The American Indian Studies Department at UNCP will partner with the Native Nations Institute at the University of Arizona to host ‘We Still Remain,’ a conference focused on the promotion of Southeast indigenous research, scholarship and collaboration.
The two-day virtual conference scheduled for March 25-26 will gather indigenous and non-indigenous students and scholars from education, social sciences, STEM and humanities to examine areas of tension in research affecting Southeast indigenous communities.
The event will be co-hosted by Drs. Mary Ann Jacobs, chair and associate professor of the American Indian Studies Department and Danielle Hiraldo, senior researcher at the Native Nations Institute.
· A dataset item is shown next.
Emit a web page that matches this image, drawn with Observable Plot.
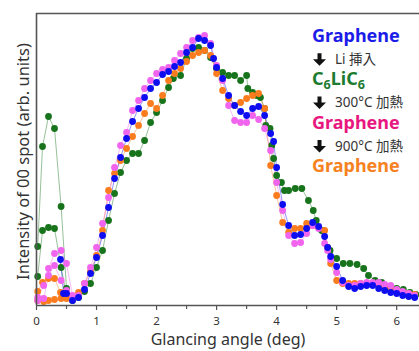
<!DOCTYPE html>
<html>
<head>
<meta charset="utf-8">
<script src="https://cdn.jsdelivr.net/npm/d3@7"></script>
<script src="https://cdn.jsdelivr.net/npm/@observablehq/plot@0.6"></script>
<style>
  body { margin: 0; background: #fff; }
  #wrap { position: relative; width: 419px; height: 351px; overflow: hidden; }
  #legend { position: absolute; left: 0; top: 0; pointer-events: none; }
</style>
</head>
<body>
<div id="wrap"><div id="chart"></div></div>
<script>
// Glancing angle (deg) vs intensity of 00 spot (arb. units)
const grapheneInitial = [[0.4,46],[0.45,12],[0.5,12],[0.6,5],[0.7,8],[0.8,16],[0.9,32],[1.0,48],[1.1,70],[1.2,98],[1.3,127],[1.4,148],[1.5,167],[1.6,184],[1.7,197],[1.8,208],[1.9,217],[2.0,223],[2.1,231],[2.2,234],[2.3,239],[2.4,243],[2.5,253],[2.6,258],[2.7,267],[2.8,265],[2.9,260],[2.95,247],[3.0,238],[3.1,227],[3.2,210],[3.3,200],[3.4,194],[3.5,190],[3.6,197],[3.7,199],[3.8,190],[3.9,172],[3.95,164],[4.0,138],[4.1,101],[4.2,80],[4.3,70],[4.4,71],[4.5,77],[4.6,83],[4.7,79],[4.8,69],[4.85,58],[4.9,49],[5.0,39],[5.1,25],[5.2,19],[5.3,17],[5.4,19],[5.5,20],[5.6,20],[5.7,17],[5.8,15],[5.9,13],[6.0,12],[6.1,10],[6.2,9],[6.3,8]];

const c6lic6 = [[0.02,59],[0.1,159],[0.2,189],[0.3,177],[0.41,99],[0.5,17],[0.6,6],[0.7,8],[0.8,14],[0.9,22],[1.0,38],[1.1,55],[1.2,85],[1.3,112],[1.4,133],[1.5,145],[1.6,152],[1.7,152],[1.8,165],[1.9,183],[2.0,193],[2.1,205],[2.2,218],[2.28,227],[2.4,230],[2.5,247],[2.6,257],[2.7,258],[2.8,255],[2.9,248],[3.0,237],[3.1,233],[3.2,230],[3.3,230],[3.4,225],[3.5,230],[3.52,217],[3.6,213],[3.67,210],[3.73,208],[3.8,197],[3.82,180],[3.89,177],[3.92,160],[3.95,147],[4.0,130],[4.08,123],[4.13,115],[4.2,115],[4.31,117],[4.42,117],[4.53,105],[4.61,95],[4.66,85],[4.75,75],[4.89,55],[5.0,47],[5.11,42],[5.22,42],[5.34,41],[5.45,37],[5.53,30],[5.64,25],[5.75,23],[5.89,18],[6.0,17],[6.11,16],[6.22,13],[6.32,11]];
const c6lic6Low = [[0.02,29],[0.1,75],[0.2,78],[0.3,77],[0.41,38],[0.5,10],[0.6,5]];

const graphene300 = [[0.02,8],[0.12,20],[0.2,37],[0.3,52],[0.41,55],[0.5,42],[0.6,10],[0.7,10],[0.8,22],[0.9,38],[1.0,58],[1.1,82],[1.2,108],[1.3,138],[1.4,160],[1.5,173],[1.6,195],[1.7,205],[1.8,217],[1.9,225],[2.0,232],[2.1,236],[2.2,238],[2.3,245],[2.4,252],[2.5,258],[2.6,265],[2.7,268],[2.8,270],[2.9,262],[3.0,240],[3.1,225],[3.2,200],[3.3,185],[3.4,183],[3.5,183],[3.6,190],[3.7,186],[3.8,177],[3.9,155],[4.0,123],[4.1,95],[4.2,70],[4.3,62],[4.4,63],[4.5,72],[4.6,80],[4.7,77],[4.8,62],[4.85,55],[4.9,46],[5.0,33],[5.1,23],[5.2,20],[5.3,20],[5.4,22],[5.5,23],[5.6,23],[5.7,23],[5.8,21],[5.9,20],[6.0,16],[6.1,14],[6.2,12],[6.3,10]];
const graphene300Low = [[0.02,5],[0.12,7],[0.2,30],[0.3,40],[0.41,25],[0.5,15],[0.6,6]];

const graphene900 = [[0.02,14],[0.1,23],[0.2,27],[0.3,27],[0.4,13],[0.5,7],[0.6,6],[0.7,13],[0.8,22],[0.9,34],[1.0,50],[1.1,75],[1.2,115],[1.3,132],[1.4,145],[1.5,157],[1.6,169],[1.7,180],[1.8,192],[1.9,202],[2.0,197],[2.1,210],[2.2,225],[2.3,232],[2.4,237],[2.5,244],[2.6,250],[2.7,253],[2.8,255],[2.9,250],[3.0,232],[3.1,215],[3.2,207],[3.3,200],[3.4,203],[3.5,207],[3.6,210],[3.7,212],[3.8,197],[3.9,140],[4.0,110],[4.1,83],[4.2,73],[4.3,77],[4.4,77],[4.5,82],[4.6,80],[4.7,78],[4.8,75],[4.85,58],[4.9,42],[5.0,25],[5.1,22],[5.2,22],[5.3,22],[5.4,22],[5.5,22],[5.6,22],[5.7,21],[5.8,19],[5.9,17],[6.0,15],[6.1,13],[6.2,12],[6.3,11]];
const graphene900Low = [[0.02,5],[0.12,4],[0.2,5],[0.3,6],[0.41,7],[0.5,9]];

const xTicks = [0, 1, 2, 3, 4, 5, 6];
const xMinorTicks = [0.5, 1.5, 2.5, 3.5, 4.5, 5.5];
const xLabel = "Glancing angle (deg)";
const yLabel = "Intensity of 00 spot (arb. units)";

const legendHeads = ["Graphene", "C6LiC6", "Graphene", "Graphene"];
const legendSteps = ["Li 挿入", "300°C 加熱", "900°C 加熱"];

const colBlue = "#0d0df0", colGreen = "#18741c", colMag = "#f064ee", colOrange = "#fa7c1e";
const headColors = ["#1c1ce8", "#1d7b30", "#e8177f", "#f6821f"];

const series = [
  {data: c6lic6, color: colGreen},
  {data: c6lic6Low, color: colGreen},
  {data: graphene900, color: colOrange},
  {data: graphene900Low, color: colOrange},
  {data: graphene300, color: colMag},
  {data: graphene300Low, color: colMag},
  {data: grapheneInitial, color: colBlue}
];

const font = "'Noto Sans', 'Noto Sans CJK JP', sans-serif";

const marks = [];
for (const s of series) {
  marks.push(Plot.line(s.data, {x: d => d[0], y: d => d[1], stroke: s.color, strokeWidth: 0.9, strokeOpacity: 0.5}));
}
for (const s of series) {
  marks.push(Plot.dot(s.data, {x: d => d[0], y: d => d[1], r: 3.4, fill: s.color, stroke: "none"}));
}

const chart = Plot.plot({
  width: 419, height: 351,
  marginLeft: 36, marginRight: 0, marginTop: 13, marginBottom: 46,
  style: {fontFamily: font, background: "white", color: "#333"},
  x: {domain: [0, 6.38], axis: null},
  y: {domain: [0, 292], axis: null},
  marks: [
    Plot.axisX({ticks: xTicks, tickSize: 5, tickPadding: 6, tickFormat: d3.format("d"), fontSize: 11.5, stroke: "#555", strokeWidth: 1.2, label: null}),
    Plot.axisX({ticks: xMinorTicks, tickSize: 4, text: null, stroke: "#555", strokeWidth: 1.2, label: null}),
    ...marks,
    Plot.ruleY([0, 292], {stroke: "#555", strokeWidth: 1.6}),
    Plot.ruleX([0], {stroke: "#555", strokeWidth: 1.6}),
    Plot.text([yLabel], {frameAnchor: "left", textAnchor: "middle", rotate: -90, dx: -13, dy: 2, fontSize: 16.5, fill: "#333"}),
    Plot.text([xLabel], {frameAnchor: "bottom", dy: 39, fontSize: 16, fill: "#333"})
  ]
});
document.getElementById("chart").appendChild(chart);

// Legend overlay (sequence of treatments)
const ns = "http://www.w3.org/2000/svg";
const lg = document.createElementNS(ns, "svg");
lg.setAttribute("id", "legend");
lg.setAttribute("width", 419);
lg.setAttribute("height", 351);
document.getElementById("wrap").appendChild(lg);

const x0 = 312, base0 = 42, step = 21.7;
function addText(x, y, str, size, weight, fill) {
  const t = document.createElementNS(ns, "text");
  t.setAttribute("x", x); t.setAttribute("y", y);
  t.setAttribute("font-family", font);
  t.setAttribute("font-size", size);
  t.setAttribute("font-weight", weight);
  t.setAttribute("fill", fill);
  lg.appendChild(t);
  if (str === "C6LiC6") {
    const parts = [["C", 0, size], ["6", 3.5, size * 0.7], ["LiC", -3.5, size], ["6", 3.5, size * 0.7]];
    for (const [p, dy, fs] of parts) {
      const ts = document.createElementNS(ns, "tspan");
      ts.setAttribute("dy", dy);
      ts.setAttribute("font-size", fs);
      ts.textContent = p;
      t.appendChild(ts);
    }
  } else {
    t.textContent = str;
  }
  return t;
}
function addArrow(b) {
  const p = document.createElementNS(ns, "path");
  const cx = 319.5;
  p.setAttribute("d", `M${cx-2},${b-10.5} L${cx+2},${b-10.5} L${cx+2},${b-4.5} L${cx+6.5},${b-4.5} L${cx},${b+2} L${cx-6.5},${b-4.5} L${cx-2},${b-4.5} Z`);
  p.setAttribute("fill", "#111");
  lg.appendChild(p);
}
for (let i = 0; i < 7; i++) {
  const b = base0 + i * step;
  if (i % 2 === 0) {
    addText(x0, b, legendHeads[i / 2], 18, "bold", headColors[i / 2]);
  } else {
    addArrow(b);
    addText(335, b, legendSteps[(i - 1) / 2], 13.5, "normal", "#333");
  }
}
</script>
</body>
</html>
UNCP alumnae Hannah Goins, a second-year law student at the University of Arizona, will assist in coordinating the conference and developing outputs.
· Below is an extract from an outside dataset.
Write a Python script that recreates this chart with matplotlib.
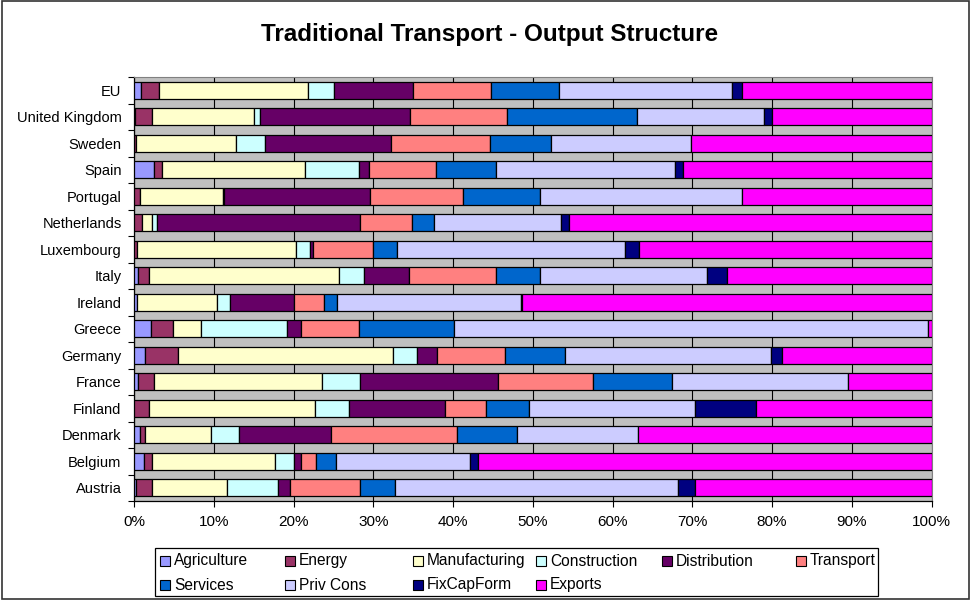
import numpy as np
import matplotlib.pyplot as plt
from matplotlib.patches import Rectangle

plt.rcParams['font.family'] = ['Liberation Sans', 'DejaVu Sans']

countries = ['Austria', 'Belgium', 'Denmark', 'Finland', 'France', 'Germany', 'Greece', 'Ireland',
             'Italy', 'Luxembourg', 'Netherlands', 'Portugal', 'Spain', 'Sweden', 'United Kingdom', 'EU']

# shares (%) per sector, same order as countries
agriculture = [0.3, 1.3, 0.8, 0.0, 0.5, 1.4, 2.1, 0.4, 0.5, 0.0, 0.0, 0.0, 2.5, 0.0, 0.1, 0.9]
energy = [2.0, 1.0, 0.6, 1.9, 2.0, 4.1, 2.8, 0.0, 1.4, 0.4, 1.0, 0.7, 1.0, 0.3, 2.2, 2.2]
manufacturing = [9.3, 15.4, 8.3, 20.8, 21.1, 27.0, 3.5, 10.0, 23.8, 19.9, 1.3, 10.4, 17.9, 12.5, 12.7, 18.8]
construction = [6.4, 2.4, 3.5, 4.2, 4.8, 3.0, 10.8, 1.6, 3.2, 1.8, 0.6, 0.2, 6.8, 3.6, 0.8, 3.2]
distribution = [1.6, 0.9, 11.5, 12.1, 17.3, 2.5, 1.8, 8.0, 5.6, 0.4, 25.4, 18.3, 1.3, 15.8, 18.8, 9.9]
transport = [8.8, 1.8, 15.8, 5.1, 11.8, 8.5, 7.2, 3.8, 10.9, 7.5, 6.6, 11.6, 8.4, 12.5, 12.2, 9.8]
services = [4.3, 2.5, 7.5, 5.4, 9.9, 7.5, 11.9, 1.6, 5.5, 3.0, 2.7, 9.7, 7.5, 7.6, 16.3, 8.5]
priv_cons = [35.5, 16.8, 15.2, 20.8, 22.1, 25.9, 59.4, 23.1, 21.0, 28.6, 15.9, 25.4, 22.4, 17.6, 15.9, 21.8]
fixcapform = [2.1, 1.0, 0.0, 7.7, 0.0, 1.3, 0.0, 0.2, 2.5, 1.7, 1.0, 0.0, 1.1, 0.0, 1.0, 1.2]
exports = [29.7, 56.9, 36.8, 22.0, 10.5, 18.8, 0.5, 51.3, 25.6, 36.7, 45.5, 23.7, 31.1, 30.1, 20.0, 23.8]

sectors = ['Agriculture', 'Energy', 'Manufacturing', 'Construction', 'Distribution',
           'Transport', 'Services', 'Priv Cons', 'FixCapForm', 'Exports']
colors = ['#9999FF', '#993366', '#FFFFCC', '#CCFFFF', '#660066',
          '#FF8080', '#0066CC', '#CCCCFF', '#000080', '#FF00FF']
x_ticks = [0, 10, 20, 30, 40, 50, 60, 70, 80, 90, 100]

series = np.array([agriculture, energy, manufacturing, construction, distribution,
                   transport, services, priv_cons, fixcapform, exports])
series = series / series.sum(axis=0) * 100  # 100% stacked

W, H = 972, 600
fig = plt.figure(figsize=(W / 100, H / 100), dpi=100)
ax = fig.add_axes([134 / W, 1 - 501 / H, (931.5 - 134) / W, (501 - 77) / H])
ax.set_facecolor('#C0C0C0')

y = np.arange(len(countries))
left = np.zeros(len(countries))
for vals, col in zip(series, colors):
    lw = [0 if v == 0 else 0.9 for v in vals]
    ax.barh(y, vals, left=left, height=0.64, color=col, edgecolor='black', linewidth=lw, zorder=3)
    left += vals

ax.set_xlim(0, 100)
ax.set_ylim(-0.5, len(countries) - 0.5)
ax.set_axisbelow(True)
ax.xaxis.grid(True, color='black', linewidth=0.8)

ax.set_xticks(x_ticks)
ax.set_xticklabels([f'{t}%' for t in x_ticks], fontsize=11)
ax.tick_params(axis='x', direction='out', length=4, width=0.8, pad=6)

ax.set_yticks(y)
ax.set_yticklabels(countries, fontsize=10.5)
ax.set_yticks(np.arange(-0.5, len(countries)), minor=True)
ax.tick_params(axis='y', which='major', length=0, pad=9)
ax.tick_params(axis='y', which='minor', direction='out', length=4, width=0.8)

for s in ['top', 'right']:
    ax.spines[s].set_color('#808080')
for s in ['left', 'bottom']:
    ax.spines[s].set_color('black')
    ax.spines[s].set_linewidth(0.9)

fig.text(489.5 / W, 1 - 35 / H, 'Traditional Transport - Output Structure',
         ha='center', va='center', fontsize=17.5, fontweight='bold')

# legend drawn Excel style
lx0, lx1, ly0, ly1 = 155, 878, 548, 596
fig.add_artist(Rectangle((lx0 / W, 1 - ly1 / H), (lx1 - lx0) / W, (ly1 - ly0) / H,
                         transform=fig.transFigure, fill=False, edgecolor='black', lw=0.9))
col_x = [160, 285, 413, 536, 662, 796]
row_y = [561, 585]
for k, (name, col) in enumerate(zip(sectors, colors)):
    mx = col_x[k % 6]
    my = row_y[k // 6]
    fig.add_artist(Rectangle((mx / W, 1 - (my + 5) / H), 10 / W, 10 / H,
                             transform=fig.transFigure, facecolor=col, edgecolor='black', lw=0.8))
    fig.text((mx + 14) / W, 1 - my / H, name, ha='left', va='center', fontsize=11.2)

fig.add_artist(Rectangle((0.002, 0.001), 0.995, 0.997, transform=fig.transFigure,
                         fill=False, edgecolor='#333333', lw=1.2))

fig.savefig('out.png', dpi=100)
This opportunity was made possible through the National Science Foundation (NSF) Dear Colleague Letter: Build and Broaden: Enabling New Social, Behavioral and Economic Science Collaborations with Minority-Serving Institutions. Jacobs and Hiraldo see this partnership as a way for two minority-serving institutions that have experience with engaging Native communities to highlight an Indigenous population that is often forgotten in Native studies.
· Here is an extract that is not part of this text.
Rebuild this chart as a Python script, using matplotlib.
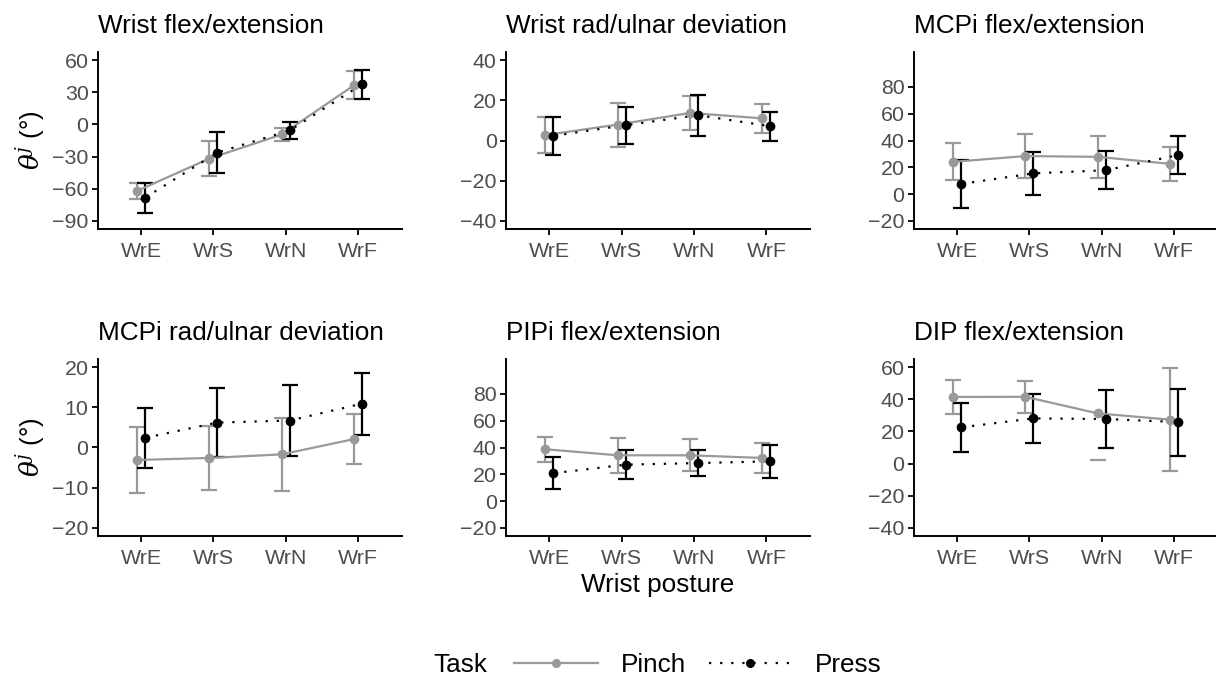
import numpy as np
import matplotlib.pyplot as plt
from matplotlib.lines import Line2D

plt.rcParams['font.family'] = ['Liberation Sans', 'DejaVu Sans']
plt.rcParams['mathtext.fontset'] = 'dejavuserif'

postures = ['WrE', 'WrS', 'WrN', 'WrF']
titles = ['Wrist flex/extension', 'Wrist rad/ulnar deviation', 'MCPi flex/extension',
          'MCPi rad/ulnar deviation', 'PIPi flex/extension', 'DIP flex/extension']

# mean and SD per joint (rows) and posture (cols)
pinch_mean = [[-62.0, -31.8, -9.4, 36.6],
              [2.7, 7.9, 13.7, 11.0],
              [24.1, 28.4, 27.8, 22.6],
              [-3.1, -2.6, -1.7, 2.1],
              [38.7, 34.2, 34.2, 32.2],
              [41.4, 41.5, 31.2, 27.3]]
pinch_sd = [[7.5, 16.2, 6.2, 12.9],
            [9.0, 10.9, 8.4, 7.3],
            [13.7, 16.7, 15.9, 12.9],
            [8.2, 7.9, 9.0, 6.3],
            [9.2, 12.9, 11.9, 11.4],
            [10.4, 9.8, 29.1, 31.9]]
press_mean = [[-68.4, -26.2, -5.6, 37.5],
              [2.3, 7.6, 12.6, 7.1],
              [7.6, 15.5, 17.8, 29.1],
              [2.4, 6.2, 6.7, 10.9],
              [20.8, 27.2, 28.4, 29.7],
              [22.5, 28.1, 27.7, 25.8]]
press_sd = [[14.0, 18.9, 7.9, 13.5],
            [9.3, 9.3, 10.2, 7.2],
            [18.0, 16.2, 14.2, 13.9],
            [7.5, 8.5, 8.8, 7.7],
            [12.0, 10.7, 9.9, 12.3],
            [15.4, 15.4, 18.2, 20.8]]

# y scale limits and breaks for each panel
y_limits = [(-90, 60), (-40, 40), (-20, 100), (-20, 20), (-20, 100), (-40, 60)]
y_breaks = [np.arange(-90, 61, 30), np.arange(-40, 41, 20), np.arange(-20, 81, 20),
            np.arange(-20, 21, 10), np.arange(-20, 81, 20), np.arange(-40, 61, 20)]

GREY = '#999999'
BLACK = '#000000'
CAP = 6
LW = 1.6
FS = 18.8

fig = plt.figure(figsize=(12.16, 6.77), dpi=100)

lefts = [97.6, 505.8, 913.6]
bottoms = [229, 536]
W, H = 304, 177

x = np.arange(1, 5)
dodge = 0.055

for i, title in enumerate(titles):
    r, c = divmod(i, 3)
    ax = fig.add_axes([lefts[c] / 1216, 1 - bottoms[r] / 677, W / 1216, H / 677])
    lo, hi = y_limits[i]
    pad = (hi - lo) * 0.05

    series = [(pinch_mean[i], pinch_sd[i], GREY, '-', -dodge),
              (press_mean[i], press_sd[i], BLACK, (0, (1, 4)), dodge)]
    for mean, sd, col, ls, off in series:
        mean = np.array(mean)
        sd = np.array(sd)
        xs = x + off
        upper = mean + sd
        lower = mean - sd
        ok = upper <= hi
        ax.errorbar(xs[ok], mean[ok], yerr=sd[ok], fmt='none', ecolor=col,
                    elinewidth=LW, capsize=CAP, capthick=LW, zorder=2)
        # out of scale upper end: only lower cap survives
        ax.plot(xs[~ok], lower[~ok], ls='none', marker='_', ms=2 * CAP,
                mew=LW, color=col, zorder=2)
        ax.plot(xs, mean, color=col, ls=ls, lw=LW, zorder=3)
        ax.plot(xs, mean, 'o', color=col, ms=6, zorder=4)

    ax.set_xlim(0.4, 4.6)
    ax.set_ylim(lo - pad, hi + pad)
    ax.set_xticks(x)
    ax.set_xticklabels(postures)
    ax.set_yticks(y_breaks[i])
    ax.tick_params(labelsize=15.4, labelcolor='#4D4D4D', length=4, width=1.3, pad=2.5)
    ax.tick_params(axis='x', pad=5.5)
    for s in ['top', 'right']:
        ax.spines[s].set_visible(False)
    for s in ['left', 'bottom']:
        ax.spines[s].set_linewidth(1.4)
    ax.set_title(title, loc='left', fontsize=FS, pad=14)
    if c == 0:
        ax.set_ylabel(r'$\theta^j$ (°)', fontsize=FS, labelpad=3)

fig.text(658 / 1216, 1 - 585 / 677, 'Wrist posture', ha='center', va='center', fontsize=FS)

handles = [Line2D([], [], color=GREY, ls='-', lw=LW, marker='o', ms=5.5),
           Line2D([], [], color=BLACK, ls=(0, (1, 4)), lw=LW, marker='o', ms=5.5)]
fig.text(433 / 1216, 1 - 665 / 677, 'Task', ha='left', va='center', fontsize=FS)
fig.legend(handles, ['Pinch', 'Press'], loc='center', ncol=2, frameon=False,
           bbox_to_anchor=(698 / 1216, 1 - 665 / 677), fontsize=FS,
           handlelength=3.2, handletextpad=0.87, columnspacing=0.87)

fig.savefig('out.png', dpi=100)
“The We Still Remain Conference came out of a desire to really address the research knowledge that tribes and tribal communities need right now,” Jacobs said, “The pandemic has underscored the need to better understand tribal communities in forgotten places like the Southeast. We are the indigenous people who remained in the Southeast. We should be at the forefront of shaping the research that is done about and for us.”
The conference will host virtual interactive sessions in which we seek to promote a deeper understanding of Southeast (SE) Indigenous Studies; encourage the research interests of underrepresented undergraduate and graduate students in SE Indigenous Peoples and communities; increase the knowledge of SE Indigenous Peoples and the research and education programming happening in their communities; and support early career and senior scholars in their research development.
The best way to achieve these objectives is to hear from the people who are actively making change in their communities. Who better to help guide the content development, programming, and evaluation than those who are living and working in these communities? To assist in this effort, a local host committee has been established. The members include: Dr. Tracie Locklear (Lumbee/Coharie), research assistant professor, North Carolina Central University; Aiyana Lynch (Haliwa Saponi), undergraduate student at The University of North Carolina at Pembroke; Dr. Ashley McMillan (Lumbee), American Indian liaison to the chancellor at The University of North Carolina at Pembroke; and Greg Richardson (Haliwa Saponi), executive director of North Carolina Commission of Indian Affairs.
“We are so excited to work with this accomplished group of Native leaders and look forward to their insights,” Goins added.